Leave out all pictures. Return exactly the lines from the top of the material through the line containing "const currentYTicks = [-50, 0, 50, 100];".

[BEGIN Raw data]

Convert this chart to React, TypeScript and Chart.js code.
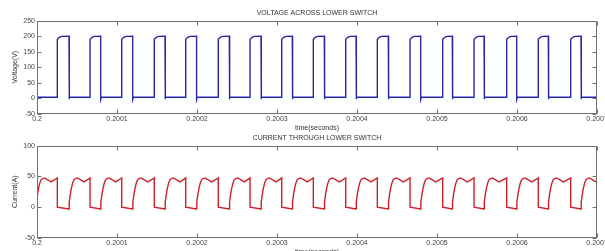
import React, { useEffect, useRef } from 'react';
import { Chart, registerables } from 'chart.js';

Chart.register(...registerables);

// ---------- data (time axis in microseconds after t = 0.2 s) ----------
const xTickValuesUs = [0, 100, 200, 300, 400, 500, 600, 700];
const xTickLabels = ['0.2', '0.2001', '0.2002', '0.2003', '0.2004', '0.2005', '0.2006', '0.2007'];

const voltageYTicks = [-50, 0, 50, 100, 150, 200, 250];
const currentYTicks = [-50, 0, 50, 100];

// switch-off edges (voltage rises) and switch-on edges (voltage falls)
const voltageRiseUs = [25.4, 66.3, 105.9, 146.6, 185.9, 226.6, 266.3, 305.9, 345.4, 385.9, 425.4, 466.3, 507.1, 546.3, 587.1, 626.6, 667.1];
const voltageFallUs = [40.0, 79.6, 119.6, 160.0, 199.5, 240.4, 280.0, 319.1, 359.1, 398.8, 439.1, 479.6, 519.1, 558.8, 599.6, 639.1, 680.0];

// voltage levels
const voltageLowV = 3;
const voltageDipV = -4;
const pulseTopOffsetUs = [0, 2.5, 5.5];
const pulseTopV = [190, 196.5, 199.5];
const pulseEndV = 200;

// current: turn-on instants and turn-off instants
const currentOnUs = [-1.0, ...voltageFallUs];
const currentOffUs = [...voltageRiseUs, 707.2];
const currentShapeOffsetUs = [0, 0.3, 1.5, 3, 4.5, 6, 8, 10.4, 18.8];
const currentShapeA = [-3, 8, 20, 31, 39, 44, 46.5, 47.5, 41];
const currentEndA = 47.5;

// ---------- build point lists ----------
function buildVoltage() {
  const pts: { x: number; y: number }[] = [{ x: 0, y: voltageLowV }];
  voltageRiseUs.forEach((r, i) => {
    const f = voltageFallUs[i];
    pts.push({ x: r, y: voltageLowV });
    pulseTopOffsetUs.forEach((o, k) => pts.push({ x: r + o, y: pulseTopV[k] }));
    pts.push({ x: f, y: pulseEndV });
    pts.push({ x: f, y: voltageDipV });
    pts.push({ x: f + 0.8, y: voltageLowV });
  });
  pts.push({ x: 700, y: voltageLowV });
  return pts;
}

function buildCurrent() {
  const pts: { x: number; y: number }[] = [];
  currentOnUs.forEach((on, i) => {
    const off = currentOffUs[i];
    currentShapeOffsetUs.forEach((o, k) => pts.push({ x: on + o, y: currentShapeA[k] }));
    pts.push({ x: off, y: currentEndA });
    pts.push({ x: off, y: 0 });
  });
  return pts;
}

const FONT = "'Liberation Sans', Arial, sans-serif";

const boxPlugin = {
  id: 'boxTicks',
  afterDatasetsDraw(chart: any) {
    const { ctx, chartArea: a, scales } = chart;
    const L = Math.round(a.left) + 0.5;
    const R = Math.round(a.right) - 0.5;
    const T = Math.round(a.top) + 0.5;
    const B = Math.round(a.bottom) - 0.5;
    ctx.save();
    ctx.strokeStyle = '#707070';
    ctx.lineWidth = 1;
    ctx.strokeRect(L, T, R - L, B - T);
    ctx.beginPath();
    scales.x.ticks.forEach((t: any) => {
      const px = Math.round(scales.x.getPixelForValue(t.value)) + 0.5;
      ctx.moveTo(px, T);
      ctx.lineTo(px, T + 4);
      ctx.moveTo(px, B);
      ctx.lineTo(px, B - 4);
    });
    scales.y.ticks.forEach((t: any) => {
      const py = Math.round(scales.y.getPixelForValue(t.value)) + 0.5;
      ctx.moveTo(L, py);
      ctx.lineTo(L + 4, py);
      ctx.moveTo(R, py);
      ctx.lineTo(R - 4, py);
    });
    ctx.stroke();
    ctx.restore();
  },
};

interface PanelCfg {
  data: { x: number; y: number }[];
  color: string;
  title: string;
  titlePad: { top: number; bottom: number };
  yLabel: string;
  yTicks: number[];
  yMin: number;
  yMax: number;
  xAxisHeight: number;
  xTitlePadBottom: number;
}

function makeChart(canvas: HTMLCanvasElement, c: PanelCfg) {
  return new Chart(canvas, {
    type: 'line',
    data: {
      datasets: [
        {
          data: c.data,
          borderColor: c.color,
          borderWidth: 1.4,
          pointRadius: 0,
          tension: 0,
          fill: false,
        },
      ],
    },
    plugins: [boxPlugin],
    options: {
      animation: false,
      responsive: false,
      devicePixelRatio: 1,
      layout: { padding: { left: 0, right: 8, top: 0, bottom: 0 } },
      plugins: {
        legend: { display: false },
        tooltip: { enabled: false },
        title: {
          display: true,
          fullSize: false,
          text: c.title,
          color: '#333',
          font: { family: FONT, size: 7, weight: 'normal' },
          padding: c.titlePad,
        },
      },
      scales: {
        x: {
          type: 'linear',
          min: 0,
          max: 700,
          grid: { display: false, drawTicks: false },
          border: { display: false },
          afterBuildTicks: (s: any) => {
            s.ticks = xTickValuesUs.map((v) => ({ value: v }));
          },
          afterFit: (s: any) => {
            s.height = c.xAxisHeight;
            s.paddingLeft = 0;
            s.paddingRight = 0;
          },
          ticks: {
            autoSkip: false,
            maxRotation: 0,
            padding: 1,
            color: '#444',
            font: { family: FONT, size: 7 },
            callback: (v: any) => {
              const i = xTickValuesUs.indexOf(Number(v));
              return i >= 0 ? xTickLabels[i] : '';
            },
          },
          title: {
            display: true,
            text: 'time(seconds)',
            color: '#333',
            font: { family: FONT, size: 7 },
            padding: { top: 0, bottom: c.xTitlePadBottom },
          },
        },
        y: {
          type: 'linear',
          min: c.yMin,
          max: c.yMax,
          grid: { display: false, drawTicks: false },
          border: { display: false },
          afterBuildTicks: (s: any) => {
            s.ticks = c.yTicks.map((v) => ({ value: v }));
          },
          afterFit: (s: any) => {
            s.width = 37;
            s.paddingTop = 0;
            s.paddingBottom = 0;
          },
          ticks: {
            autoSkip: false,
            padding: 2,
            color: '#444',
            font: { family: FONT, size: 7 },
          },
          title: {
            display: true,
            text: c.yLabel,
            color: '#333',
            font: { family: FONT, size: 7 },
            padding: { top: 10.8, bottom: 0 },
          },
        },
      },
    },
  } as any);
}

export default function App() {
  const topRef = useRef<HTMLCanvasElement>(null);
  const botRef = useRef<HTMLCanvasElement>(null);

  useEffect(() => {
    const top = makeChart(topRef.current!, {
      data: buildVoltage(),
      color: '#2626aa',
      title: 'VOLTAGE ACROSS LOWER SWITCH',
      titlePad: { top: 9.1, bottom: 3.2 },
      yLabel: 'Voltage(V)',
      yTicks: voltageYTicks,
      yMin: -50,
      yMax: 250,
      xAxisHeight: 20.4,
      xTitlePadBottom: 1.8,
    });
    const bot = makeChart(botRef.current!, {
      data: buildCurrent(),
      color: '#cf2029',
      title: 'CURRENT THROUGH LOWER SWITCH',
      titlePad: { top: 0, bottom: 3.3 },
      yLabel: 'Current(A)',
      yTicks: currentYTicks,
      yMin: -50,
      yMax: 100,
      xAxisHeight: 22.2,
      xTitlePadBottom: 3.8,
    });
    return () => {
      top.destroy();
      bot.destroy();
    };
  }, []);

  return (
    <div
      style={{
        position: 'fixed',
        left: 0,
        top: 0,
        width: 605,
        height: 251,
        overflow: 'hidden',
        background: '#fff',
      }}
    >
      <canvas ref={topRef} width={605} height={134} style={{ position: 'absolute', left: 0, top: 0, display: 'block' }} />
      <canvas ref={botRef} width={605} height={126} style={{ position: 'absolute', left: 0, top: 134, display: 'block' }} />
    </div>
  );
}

[END Raw data]

* Task answer *
Convert this chart to React, TypeScript and Chart.js code.
import React, { useEffect, useRef } from 'react';
import { Chart, registerables } from 'chart.js';

Chart.register(...registerables);

// ---------- data (time axis in microseconds after t = 0.2 s) ----------
const xTickValuesUs = [0, 100, 200, 300, 400, 500, 600, 700];
const xTickLabels = ['0.2', '0.2001', '0.2002', '0.2003', '0.2004', '0.2005', '0.2006', '0.2007'];

const voltageYTicks = [-50, 0, 50, 100, 150, 200, 250];
const currentYTicks = [-50, 0, 50, 100];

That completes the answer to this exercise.